L'étonnant est que ce désappointement n'a pas été suscité par une politique pénale mais par une absence de politique qui apparemment peut séduire un président de la République.
A ce que j'ai cru comprendre, Manuel Valls, en s'adressant au président de la République, a évoqué le problème des peines plancher - qu'il faut absolument conserver alors que sa collègue traîne mais affiche sa volonté de les supprimer - et le projet de loi de la Chancellerie résultant de cette risible Commission de consensus pour prévenir la récidive, qui s'est bien gardée du pluralisme. Etat des prisons, surpopulation, constructions à décider, récidive qui ne naît pas de l'enfermement, angélisme en chambre, exécution des peines laxiste ; autant de questions qui interpellent les bonnes âmes (nouvelobs.com).
Il me semble que j'ai fait preuve de beaucoup d'indulgence à l'égard du ministre de la Justice en lui faisant l'honneur d'un antagonisme entre sa vision et celle du ministre de l'Intérieur.
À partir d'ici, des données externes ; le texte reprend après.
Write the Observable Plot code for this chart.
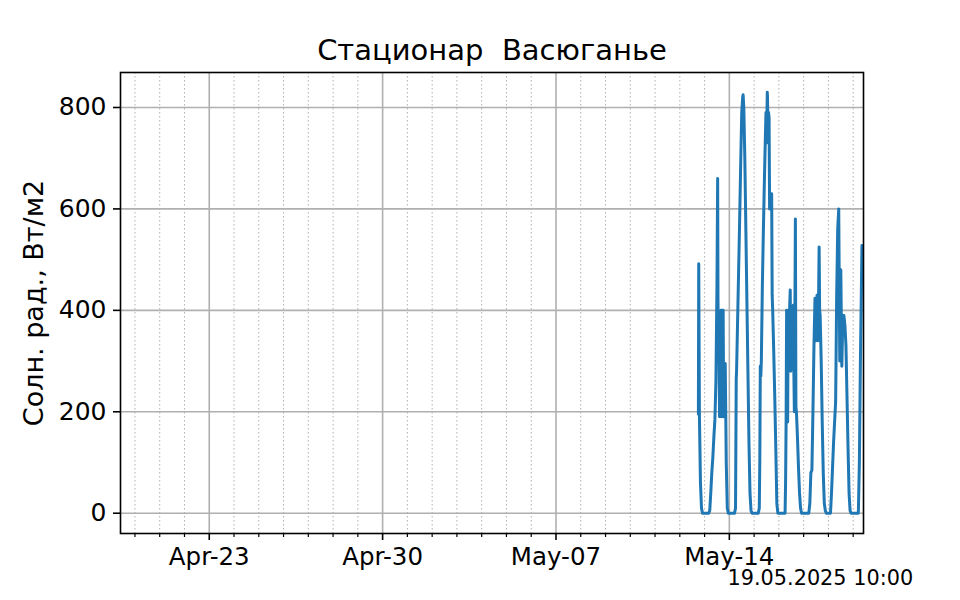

Pour elle, je vois une ligne - un humanisme doctrinaire - sans le moindre effet concret sur la réalité des prisons, des juridictions et de l'exécution des peines et pour Manuel Valls, il est facile de mesurer l'ampleur et l'intensité de ses entreprises. Et c'est parce que Christiane Taubira n'accomplit pas sa mission que Valls déborde en quelque sorte de la sienne.
J'en veux beaucoup au président de la République. Sur le fond, il y a longtemps qu'il a quitté les territoires enchantés de la naïveté. Il sait évidemment que Manuel Valls voit et agit juste, même s'il est certainement agacé par l'omniprésence de celui-ci. Il n'a pas l'ombre d'un doute sur la vacuité ministérielle de Christiane Taubira mais il a été ravi de la voir auréolée par le débat parlementaire sur le mariage pour tous, se réjouit de sa pugnacité face à la droite et la félicite d'avoir réduit ses vacances. Il est clair que le président de la République a soutenu Taubira jusqu'à aujourd'hui pour des motifs extrinsèques à la substance de sa mission ministérielle. Elle lui fait de l'effet même si elle ne fait rien.
Manuel Valls a appréhendé cette complicité intellectuelle et politique avec le président de la République. Il perçoit qu'il y a là un soutien, une approbation qui lui sont acquis non pas par opportunisme ou esprit partisan mais à cause de la similitude de leur point de vue sur la sécurité et la Justice.
Taubira, en sa qualité de ministre à proprement parler, ne lui crée que des ennuis, des incommodités, des équivoques. Elle brouille comme à plaisir le message. A mesurer le nombre de controverses qui l'impliquent, on penserait presque qu'elle a en charge le ministère de la Justice ! Il serait peut-être opportun, elle qui n'en souhaite pas, de lui prouver qu'il y a un patron !
Il faut choisir, monsieur le Président. Deux fers au feu, certes, mais si l'un est opératoire et l'autre médiocre ? Sortez de votre habileté, sachez hiérarchiser, ne confondez pas les joutes sectaires avec une véritable politique, réparez votre erreur initiale, Valls et Taubira étant incompatibles, votre pouvoir risquant d'en pâtir, la société assurée d'en souffrir, l'insatisfaction globale vous alertant, n'attendez pas des années pour remplacer Christiane Taubira. Vous avez, en ces temps difficiles, davantage besoin d'une compétence incontestable que d'un éclat superficiel, d'actes que de mots. Avec le renvoi de Delphine Batho, vous avez déjà mis à mal la parité. Continuez !
Un agresseur, à deux reprises, à une heure d'intervalle, a violé, fait souffrir. Il se trouvait en semi-liberté. L'alternative est simple : une justice qu'on désarme et une démocratie qui se laisse faire ou un humanisme efficace et de sauvegarde ?
Monsieur le président, vous aimez les petits calculs même si c'est au détriment des grandes causes. Mais là, il y a de votre honneur et de votre crédibilité.
Il faut clairement choisir entre Manuel Valls et Christiane Taubira.